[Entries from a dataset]
_ _ _ _ _

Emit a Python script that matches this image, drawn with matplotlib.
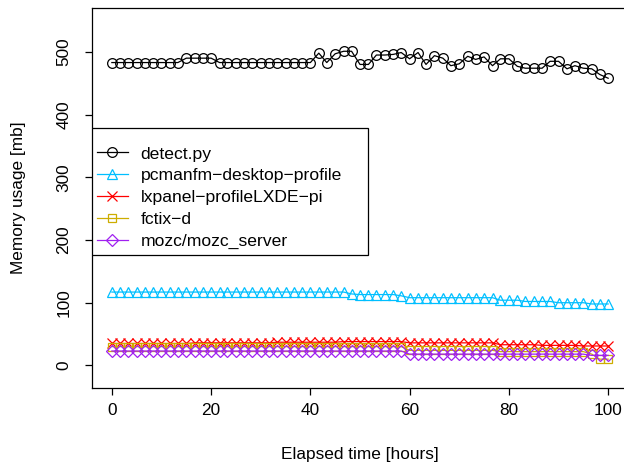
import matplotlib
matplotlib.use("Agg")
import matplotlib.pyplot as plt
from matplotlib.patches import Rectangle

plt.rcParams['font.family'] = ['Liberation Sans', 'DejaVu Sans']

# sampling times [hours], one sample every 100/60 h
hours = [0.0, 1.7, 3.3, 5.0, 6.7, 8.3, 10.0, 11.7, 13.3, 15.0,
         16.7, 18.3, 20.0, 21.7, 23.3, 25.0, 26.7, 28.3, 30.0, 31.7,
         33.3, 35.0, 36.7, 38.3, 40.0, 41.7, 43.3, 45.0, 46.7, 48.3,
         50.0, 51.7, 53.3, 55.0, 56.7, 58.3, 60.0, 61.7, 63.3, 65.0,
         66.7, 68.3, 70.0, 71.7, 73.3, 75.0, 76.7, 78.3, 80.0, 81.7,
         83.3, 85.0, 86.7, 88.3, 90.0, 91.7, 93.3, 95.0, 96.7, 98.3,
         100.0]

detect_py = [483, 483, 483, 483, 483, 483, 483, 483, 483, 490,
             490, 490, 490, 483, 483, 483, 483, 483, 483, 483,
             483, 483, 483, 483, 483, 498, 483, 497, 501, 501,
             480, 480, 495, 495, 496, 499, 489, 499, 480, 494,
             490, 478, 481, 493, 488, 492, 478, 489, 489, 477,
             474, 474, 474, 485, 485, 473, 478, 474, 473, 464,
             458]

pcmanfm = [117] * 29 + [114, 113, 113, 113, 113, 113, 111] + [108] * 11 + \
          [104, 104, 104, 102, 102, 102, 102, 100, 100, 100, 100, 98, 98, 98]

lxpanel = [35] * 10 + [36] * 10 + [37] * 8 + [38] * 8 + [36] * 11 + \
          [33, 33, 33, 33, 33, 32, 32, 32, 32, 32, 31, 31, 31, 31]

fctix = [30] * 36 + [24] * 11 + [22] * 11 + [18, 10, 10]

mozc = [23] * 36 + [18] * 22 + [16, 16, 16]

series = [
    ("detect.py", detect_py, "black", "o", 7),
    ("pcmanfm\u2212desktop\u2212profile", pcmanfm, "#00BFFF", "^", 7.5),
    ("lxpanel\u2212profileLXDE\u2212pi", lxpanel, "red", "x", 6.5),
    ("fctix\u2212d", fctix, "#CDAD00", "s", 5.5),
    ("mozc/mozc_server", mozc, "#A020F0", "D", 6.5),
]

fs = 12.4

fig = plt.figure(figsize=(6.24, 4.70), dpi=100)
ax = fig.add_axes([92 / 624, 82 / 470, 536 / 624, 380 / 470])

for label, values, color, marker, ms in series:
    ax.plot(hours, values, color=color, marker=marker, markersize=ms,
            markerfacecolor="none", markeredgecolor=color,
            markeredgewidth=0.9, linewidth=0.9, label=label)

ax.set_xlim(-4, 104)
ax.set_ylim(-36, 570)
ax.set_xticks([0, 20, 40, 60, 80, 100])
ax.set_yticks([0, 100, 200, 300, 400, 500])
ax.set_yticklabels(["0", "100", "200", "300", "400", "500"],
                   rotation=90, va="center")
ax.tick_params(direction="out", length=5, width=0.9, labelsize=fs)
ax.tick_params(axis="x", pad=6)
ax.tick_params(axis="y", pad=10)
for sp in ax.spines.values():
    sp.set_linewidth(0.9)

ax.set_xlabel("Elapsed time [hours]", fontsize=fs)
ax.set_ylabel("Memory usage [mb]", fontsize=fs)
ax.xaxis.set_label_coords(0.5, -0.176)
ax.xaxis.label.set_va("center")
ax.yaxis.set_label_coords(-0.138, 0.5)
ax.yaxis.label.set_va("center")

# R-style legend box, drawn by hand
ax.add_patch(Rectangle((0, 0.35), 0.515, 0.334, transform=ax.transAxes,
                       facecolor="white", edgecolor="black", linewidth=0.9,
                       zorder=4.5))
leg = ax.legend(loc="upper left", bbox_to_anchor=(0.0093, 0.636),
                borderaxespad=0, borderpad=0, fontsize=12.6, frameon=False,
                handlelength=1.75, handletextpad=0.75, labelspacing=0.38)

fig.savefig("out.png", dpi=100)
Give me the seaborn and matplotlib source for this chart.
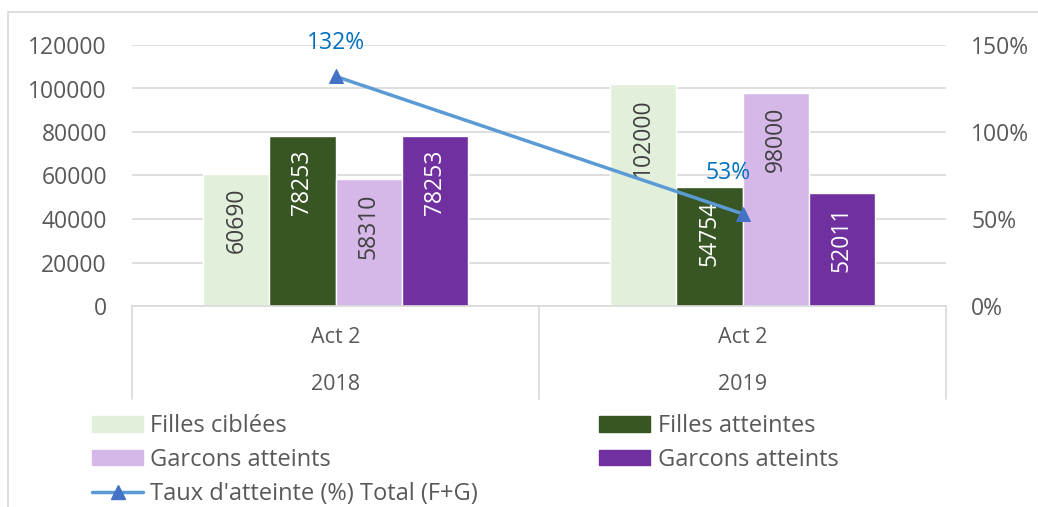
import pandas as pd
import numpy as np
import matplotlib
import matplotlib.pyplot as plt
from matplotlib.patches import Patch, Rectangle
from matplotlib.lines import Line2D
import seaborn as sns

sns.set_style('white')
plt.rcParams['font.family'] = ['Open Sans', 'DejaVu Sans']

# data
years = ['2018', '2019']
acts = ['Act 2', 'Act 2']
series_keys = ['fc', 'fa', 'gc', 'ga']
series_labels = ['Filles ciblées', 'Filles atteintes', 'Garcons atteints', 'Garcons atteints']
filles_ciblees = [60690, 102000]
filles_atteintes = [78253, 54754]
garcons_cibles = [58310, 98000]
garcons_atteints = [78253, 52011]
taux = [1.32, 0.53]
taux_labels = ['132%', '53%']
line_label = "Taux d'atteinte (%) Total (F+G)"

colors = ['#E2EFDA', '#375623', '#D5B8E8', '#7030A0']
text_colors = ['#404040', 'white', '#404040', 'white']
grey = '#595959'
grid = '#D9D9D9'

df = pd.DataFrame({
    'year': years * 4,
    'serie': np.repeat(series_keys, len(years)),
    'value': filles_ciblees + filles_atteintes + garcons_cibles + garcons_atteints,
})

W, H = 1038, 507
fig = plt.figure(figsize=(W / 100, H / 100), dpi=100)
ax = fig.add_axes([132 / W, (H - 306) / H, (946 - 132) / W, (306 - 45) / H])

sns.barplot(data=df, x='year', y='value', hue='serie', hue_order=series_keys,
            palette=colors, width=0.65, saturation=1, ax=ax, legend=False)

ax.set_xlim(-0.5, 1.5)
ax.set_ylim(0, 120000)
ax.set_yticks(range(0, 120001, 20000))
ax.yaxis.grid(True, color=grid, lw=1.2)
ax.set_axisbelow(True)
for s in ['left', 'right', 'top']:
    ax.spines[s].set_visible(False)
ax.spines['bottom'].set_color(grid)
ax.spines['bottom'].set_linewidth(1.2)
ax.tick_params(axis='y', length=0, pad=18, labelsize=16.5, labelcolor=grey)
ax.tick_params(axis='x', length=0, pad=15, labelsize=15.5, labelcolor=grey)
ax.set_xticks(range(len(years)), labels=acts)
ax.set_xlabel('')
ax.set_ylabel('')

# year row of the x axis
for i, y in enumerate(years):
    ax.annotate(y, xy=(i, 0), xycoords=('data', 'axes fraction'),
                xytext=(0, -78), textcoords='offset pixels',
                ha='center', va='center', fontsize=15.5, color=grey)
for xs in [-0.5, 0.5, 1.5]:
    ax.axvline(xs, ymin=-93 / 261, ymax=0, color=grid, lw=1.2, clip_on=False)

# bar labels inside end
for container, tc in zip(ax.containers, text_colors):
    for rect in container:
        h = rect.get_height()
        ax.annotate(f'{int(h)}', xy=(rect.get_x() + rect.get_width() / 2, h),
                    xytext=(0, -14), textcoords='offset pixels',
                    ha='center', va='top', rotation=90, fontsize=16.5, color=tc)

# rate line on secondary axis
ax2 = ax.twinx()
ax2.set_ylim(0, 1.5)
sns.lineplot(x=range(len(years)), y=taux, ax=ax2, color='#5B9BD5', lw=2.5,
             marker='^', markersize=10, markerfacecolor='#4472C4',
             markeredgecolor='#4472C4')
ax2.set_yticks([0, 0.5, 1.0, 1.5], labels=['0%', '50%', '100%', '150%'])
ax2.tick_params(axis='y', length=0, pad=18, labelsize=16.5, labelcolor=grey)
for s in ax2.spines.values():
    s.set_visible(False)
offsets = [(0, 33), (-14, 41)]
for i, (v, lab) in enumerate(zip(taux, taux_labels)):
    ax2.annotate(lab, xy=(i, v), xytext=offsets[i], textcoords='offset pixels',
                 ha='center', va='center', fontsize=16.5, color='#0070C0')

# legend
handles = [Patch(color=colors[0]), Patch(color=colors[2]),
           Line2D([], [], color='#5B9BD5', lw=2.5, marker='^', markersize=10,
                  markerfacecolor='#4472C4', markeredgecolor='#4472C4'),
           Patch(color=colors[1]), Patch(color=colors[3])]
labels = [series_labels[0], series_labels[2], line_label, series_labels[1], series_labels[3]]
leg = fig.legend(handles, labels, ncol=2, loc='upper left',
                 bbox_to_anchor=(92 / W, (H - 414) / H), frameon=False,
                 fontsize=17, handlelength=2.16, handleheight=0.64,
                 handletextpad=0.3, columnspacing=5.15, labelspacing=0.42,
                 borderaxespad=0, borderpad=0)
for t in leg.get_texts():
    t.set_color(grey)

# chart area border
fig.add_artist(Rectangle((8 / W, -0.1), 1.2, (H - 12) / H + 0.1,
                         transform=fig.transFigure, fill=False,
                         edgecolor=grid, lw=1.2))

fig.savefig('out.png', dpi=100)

_ _ _ _ _

Copy the lines above exactly, starting with the line that contains "Give me the" and ending with the line that contains "plt.rcParams['font.family'] = ['Open", and leave out any pictures.

THE SOLUTION:
Give me the seaborn and matplotlib source for this chart.
import pandas as pd
import numpy as np
import matplotlib
import matplotlib.pyplot as plt
from matplotlib.patches import Patch, Rectangle
from matplotlib.lines import Line2D
import seaborn as sns

sns.set_style('white')
plt.rcParams['font.family'] = ['Open Sans', 'DejaVu Sans']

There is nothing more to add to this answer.